Who consumes the output? Visibility debt is different from entanglement. An example of visibility debt is a model of CTR. If finance uses it to calculate lifetime value of a customer, and then the CTR changes, Finance’s modeling is now off. The debt is not knowing who across the company is consuming, or utilizing, your data, across the company. The solution is to keep an API, and a list of user names, and don’t share user names.

Data dependencies – Input signals are constantly changing. Think slang or emoticons. The solution is simple…version your data. Google will version text data, such as the corpus used to train a models. Version your data sets.

Underutilized data adds dimensions and is a curse. Image processing problems work with underutilized data. Most of the information in a picture is not important. Vector distances get further and further apart as you add new dimensions. The solution is feature selection. Fortunately, this topic receives a lot of attention and there are many methods available to the engineer or researcher. It’s up to us to pull out features that are important; it leads to a stable model.

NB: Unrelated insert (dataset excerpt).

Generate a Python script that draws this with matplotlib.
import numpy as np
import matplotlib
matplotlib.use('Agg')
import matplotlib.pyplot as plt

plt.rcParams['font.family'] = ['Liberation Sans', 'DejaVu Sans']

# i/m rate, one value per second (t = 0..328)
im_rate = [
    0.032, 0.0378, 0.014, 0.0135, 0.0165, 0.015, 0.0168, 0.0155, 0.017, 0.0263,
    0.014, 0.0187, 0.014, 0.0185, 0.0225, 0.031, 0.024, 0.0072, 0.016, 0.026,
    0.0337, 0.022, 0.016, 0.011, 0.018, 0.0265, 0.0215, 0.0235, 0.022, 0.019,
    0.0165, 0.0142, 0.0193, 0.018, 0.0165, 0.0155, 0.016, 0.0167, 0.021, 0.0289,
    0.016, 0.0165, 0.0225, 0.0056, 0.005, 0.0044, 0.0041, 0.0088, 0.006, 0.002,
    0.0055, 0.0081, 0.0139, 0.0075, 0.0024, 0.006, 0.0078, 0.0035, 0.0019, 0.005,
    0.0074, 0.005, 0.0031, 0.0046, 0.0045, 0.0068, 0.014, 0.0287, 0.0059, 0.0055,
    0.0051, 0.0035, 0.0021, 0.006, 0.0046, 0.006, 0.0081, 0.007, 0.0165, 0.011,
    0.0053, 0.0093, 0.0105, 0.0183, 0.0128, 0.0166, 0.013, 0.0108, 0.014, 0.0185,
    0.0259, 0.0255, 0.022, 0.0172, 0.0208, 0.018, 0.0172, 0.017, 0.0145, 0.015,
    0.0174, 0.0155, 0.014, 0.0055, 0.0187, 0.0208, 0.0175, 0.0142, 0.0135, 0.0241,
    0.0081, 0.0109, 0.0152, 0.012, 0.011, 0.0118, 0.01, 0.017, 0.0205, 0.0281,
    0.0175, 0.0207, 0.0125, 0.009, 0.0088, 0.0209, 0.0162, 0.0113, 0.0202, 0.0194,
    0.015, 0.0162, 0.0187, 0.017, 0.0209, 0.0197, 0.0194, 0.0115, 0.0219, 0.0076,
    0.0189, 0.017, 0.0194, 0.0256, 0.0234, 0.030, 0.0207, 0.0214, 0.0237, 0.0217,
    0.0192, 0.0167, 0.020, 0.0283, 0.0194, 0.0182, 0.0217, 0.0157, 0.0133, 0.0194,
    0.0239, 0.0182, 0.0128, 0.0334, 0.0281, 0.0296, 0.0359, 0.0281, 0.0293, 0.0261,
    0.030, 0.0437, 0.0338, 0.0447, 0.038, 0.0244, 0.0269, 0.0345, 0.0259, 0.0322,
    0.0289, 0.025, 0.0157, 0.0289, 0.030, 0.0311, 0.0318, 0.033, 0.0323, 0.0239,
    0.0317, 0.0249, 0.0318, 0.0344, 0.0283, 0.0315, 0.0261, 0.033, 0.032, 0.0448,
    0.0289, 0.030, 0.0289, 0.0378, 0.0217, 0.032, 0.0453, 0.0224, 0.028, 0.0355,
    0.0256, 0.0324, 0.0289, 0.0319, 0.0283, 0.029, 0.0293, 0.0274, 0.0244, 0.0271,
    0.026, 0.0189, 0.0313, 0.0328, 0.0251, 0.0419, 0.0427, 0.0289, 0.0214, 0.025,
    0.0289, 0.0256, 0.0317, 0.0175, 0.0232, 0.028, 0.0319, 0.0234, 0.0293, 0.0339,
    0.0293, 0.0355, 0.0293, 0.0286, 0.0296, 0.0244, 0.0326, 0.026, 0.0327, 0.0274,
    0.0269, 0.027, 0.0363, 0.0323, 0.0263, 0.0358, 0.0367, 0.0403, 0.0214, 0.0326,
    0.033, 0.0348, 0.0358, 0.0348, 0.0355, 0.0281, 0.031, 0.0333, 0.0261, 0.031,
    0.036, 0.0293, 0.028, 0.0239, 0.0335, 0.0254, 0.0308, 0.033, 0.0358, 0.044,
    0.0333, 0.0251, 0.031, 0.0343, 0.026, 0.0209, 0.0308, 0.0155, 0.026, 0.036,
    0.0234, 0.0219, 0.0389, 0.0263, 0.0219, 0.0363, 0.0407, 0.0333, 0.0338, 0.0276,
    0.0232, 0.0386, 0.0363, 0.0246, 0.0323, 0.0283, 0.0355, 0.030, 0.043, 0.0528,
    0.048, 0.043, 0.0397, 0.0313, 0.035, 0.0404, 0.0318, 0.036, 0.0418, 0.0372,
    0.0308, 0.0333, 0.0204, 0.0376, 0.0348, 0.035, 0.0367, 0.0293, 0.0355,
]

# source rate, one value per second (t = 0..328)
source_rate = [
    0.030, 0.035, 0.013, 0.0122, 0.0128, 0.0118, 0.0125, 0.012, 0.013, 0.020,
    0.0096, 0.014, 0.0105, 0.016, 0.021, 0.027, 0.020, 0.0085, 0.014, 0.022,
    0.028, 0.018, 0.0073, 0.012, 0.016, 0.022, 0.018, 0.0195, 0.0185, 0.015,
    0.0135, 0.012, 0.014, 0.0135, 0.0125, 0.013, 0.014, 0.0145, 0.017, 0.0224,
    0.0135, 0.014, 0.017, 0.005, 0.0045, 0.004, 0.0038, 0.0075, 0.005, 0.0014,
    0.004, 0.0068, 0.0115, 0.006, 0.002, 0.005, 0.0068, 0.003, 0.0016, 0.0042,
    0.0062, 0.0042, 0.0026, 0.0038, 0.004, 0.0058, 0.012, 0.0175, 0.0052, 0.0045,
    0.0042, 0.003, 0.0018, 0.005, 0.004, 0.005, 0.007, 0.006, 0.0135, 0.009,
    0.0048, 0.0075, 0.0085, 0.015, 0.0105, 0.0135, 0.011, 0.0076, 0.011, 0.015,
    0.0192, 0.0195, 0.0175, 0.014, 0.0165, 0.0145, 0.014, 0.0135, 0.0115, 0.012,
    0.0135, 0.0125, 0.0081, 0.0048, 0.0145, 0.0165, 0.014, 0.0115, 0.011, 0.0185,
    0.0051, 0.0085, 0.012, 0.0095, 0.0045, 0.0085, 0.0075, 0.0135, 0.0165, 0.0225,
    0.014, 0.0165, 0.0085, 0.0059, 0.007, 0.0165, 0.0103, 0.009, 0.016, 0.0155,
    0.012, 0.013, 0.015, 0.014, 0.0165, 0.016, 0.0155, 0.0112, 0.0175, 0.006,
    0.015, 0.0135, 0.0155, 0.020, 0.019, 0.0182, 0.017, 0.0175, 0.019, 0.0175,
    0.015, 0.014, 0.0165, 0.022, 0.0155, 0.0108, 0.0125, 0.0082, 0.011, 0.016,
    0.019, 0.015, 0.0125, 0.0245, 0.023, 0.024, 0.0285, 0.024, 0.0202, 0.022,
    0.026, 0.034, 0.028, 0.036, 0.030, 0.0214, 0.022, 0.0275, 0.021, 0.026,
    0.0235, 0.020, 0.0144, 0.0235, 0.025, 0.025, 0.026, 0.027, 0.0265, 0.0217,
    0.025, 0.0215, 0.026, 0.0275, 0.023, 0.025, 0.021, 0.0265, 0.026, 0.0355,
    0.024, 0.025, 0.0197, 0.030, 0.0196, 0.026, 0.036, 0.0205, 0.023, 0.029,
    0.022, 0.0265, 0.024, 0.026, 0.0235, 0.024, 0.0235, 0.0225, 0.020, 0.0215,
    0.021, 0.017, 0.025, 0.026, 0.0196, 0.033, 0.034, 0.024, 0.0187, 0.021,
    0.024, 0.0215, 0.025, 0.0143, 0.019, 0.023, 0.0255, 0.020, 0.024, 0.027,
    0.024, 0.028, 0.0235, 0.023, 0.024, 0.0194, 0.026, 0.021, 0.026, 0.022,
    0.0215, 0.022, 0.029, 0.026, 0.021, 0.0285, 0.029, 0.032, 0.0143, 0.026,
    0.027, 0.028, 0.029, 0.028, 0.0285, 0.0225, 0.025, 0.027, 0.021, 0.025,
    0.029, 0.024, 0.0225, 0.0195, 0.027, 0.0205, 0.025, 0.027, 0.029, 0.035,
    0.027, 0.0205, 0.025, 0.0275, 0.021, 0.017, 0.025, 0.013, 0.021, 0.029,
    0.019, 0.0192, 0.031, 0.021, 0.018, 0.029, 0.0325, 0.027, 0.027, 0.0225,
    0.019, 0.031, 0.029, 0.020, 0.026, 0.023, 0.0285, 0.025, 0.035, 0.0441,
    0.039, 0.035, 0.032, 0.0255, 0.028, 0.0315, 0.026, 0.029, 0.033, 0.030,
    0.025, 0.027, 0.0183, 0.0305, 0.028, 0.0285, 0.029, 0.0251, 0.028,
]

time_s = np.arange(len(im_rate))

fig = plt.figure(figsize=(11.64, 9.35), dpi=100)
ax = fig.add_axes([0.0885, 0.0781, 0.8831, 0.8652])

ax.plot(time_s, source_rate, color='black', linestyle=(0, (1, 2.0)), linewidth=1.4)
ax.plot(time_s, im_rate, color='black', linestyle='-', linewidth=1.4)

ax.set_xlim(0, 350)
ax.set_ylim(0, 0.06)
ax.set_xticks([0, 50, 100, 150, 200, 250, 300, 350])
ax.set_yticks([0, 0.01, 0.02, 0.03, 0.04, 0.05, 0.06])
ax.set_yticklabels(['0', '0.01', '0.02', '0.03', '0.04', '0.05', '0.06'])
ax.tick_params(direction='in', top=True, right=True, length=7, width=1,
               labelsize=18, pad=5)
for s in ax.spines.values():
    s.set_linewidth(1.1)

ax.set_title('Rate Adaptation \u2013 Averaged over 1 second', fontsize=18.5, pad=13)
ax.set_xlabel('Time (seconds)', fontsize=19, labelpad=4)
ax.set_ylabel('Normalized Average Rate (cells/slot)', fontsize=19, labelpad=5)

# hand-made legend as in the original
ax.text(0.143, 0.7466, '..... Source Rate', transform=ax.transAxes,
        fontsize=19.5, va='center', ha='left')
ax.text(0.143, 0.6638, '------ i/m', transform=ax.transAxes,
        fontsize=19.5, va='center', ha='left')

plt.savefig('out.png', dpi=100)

Spaghetti code – There’s a lot of spaghetti code in data science. Researchers and some engineers come from academia. They don’t have experience writing good code. Glue code is common in data science. So many libraries to tie together and we try to tie them together in interesting ways, i.e., use what library and language you know to get it to work. When you have to ship something, you make it work.

The solution is to write your own implementation of some things, such as the implementation of an algorithm in the language framework your using for your system. I don’t agree. Testing new code, especially non-deterministic outcomes, is hard. A better solution is for team members to lean in…if a piece of code is essential to a team, take ownership of it and maintain it.

Experimental paths…there is always a piece of code that says it is going to do something this or that but you’re pretty sure it doesn’t. But, you’re not sure and don’t take it out.  A solution is to tombstone, write a log statement that says you think this method should go away. After a while, look at the log and see if the method you think you want to delete is ready to go. It’s an opportunity to use data analysis for log analysis.

Conclusion

We are in the blissful land of opportunity. Thinking about ways to avoid technical debt in our applications helps us get closer to being able to deploy code that users use and that drive the company forward.

References

SE4ML: Software Engineering for Machine Learning (NIPS 2014 Workshop). D. Sculley and Gary Holt and Daniel Golovin and Eugene Davydov and Todd Phillips and Dietmar Ebner and Vinay Chaudhary and Michael Young. Machine Learning: The High Interest Credit Card of Technical Debt. 2014.